Very few directors can make that impact on their people, endowing them with a sense of pride and identity. Chahine's generosity with emotions is contagious. In reaction to a Chahine film, it is as legit to dance or holler as it is to write an essay. In Bologna the scholar and musician Amal Guermazi decided to sing, as her introduction to Al Ard.
Sometimes effortlessly Ophulsian (especially in the '70s, in the fluidity of his carousel-like narratives) and sometimes dialectically Chaplinesque, Chahine brought together the seemingly irreconcilable worlds existing in 20th-century Egypt and gave them a sense of harmony.

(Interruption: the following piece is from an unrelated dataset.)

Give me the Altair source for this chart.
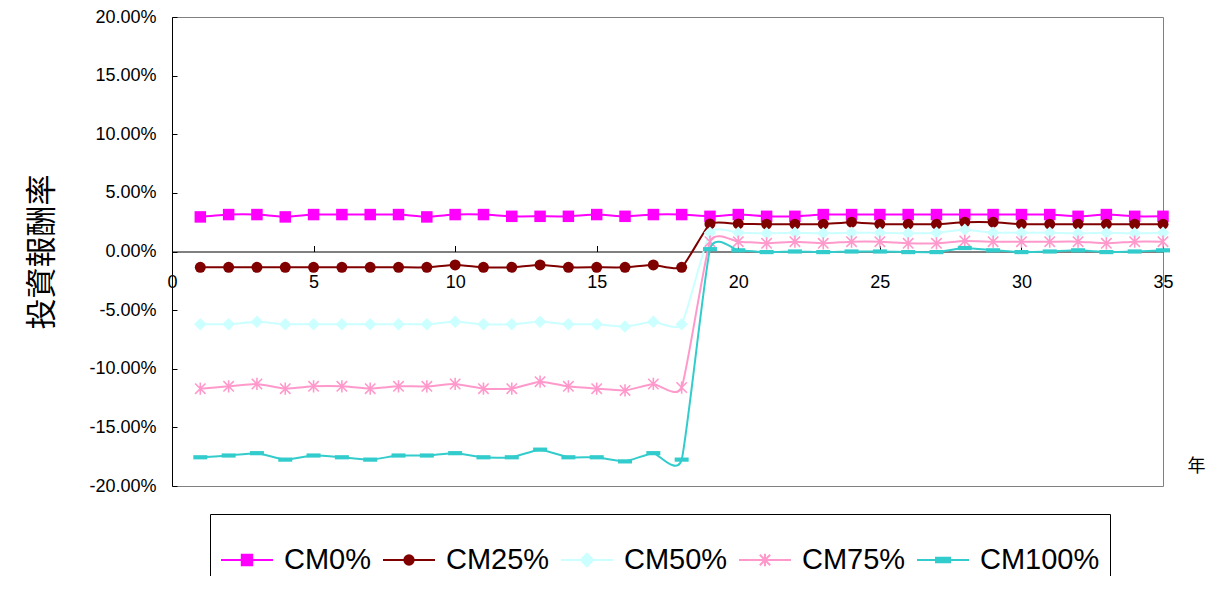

There was a wise calmness about him. He had every reason to be angry, but instead he gave a sad smile which became the Chahine cinema.
Aligned with Pan-Arabic sentiments, he looked beyond Egypt, too. However, his Algeria-set Djamilah (1958) is nearly impossible to see in a cinema. Telling the story of the Algerian Independence War fighter Djamila Bouhired, it has been absent from recent Chahine retrospectives. It's an anti-French film, in exactly the same manner that hundreds of western films, including some French ones, have been anti-Arab. But it's more than just tit-for-tat—it is a celebration of change in the Arab world, done in the best of Hollywood traditions which Chahine adored. Find the film and show it! (For the Chahine tribute at Il Cinema Ritrovato, we tracked down a print in Albania but the subtitles were so big, covering almost half the screen, in the process turning them into Godardian onscreen statements.)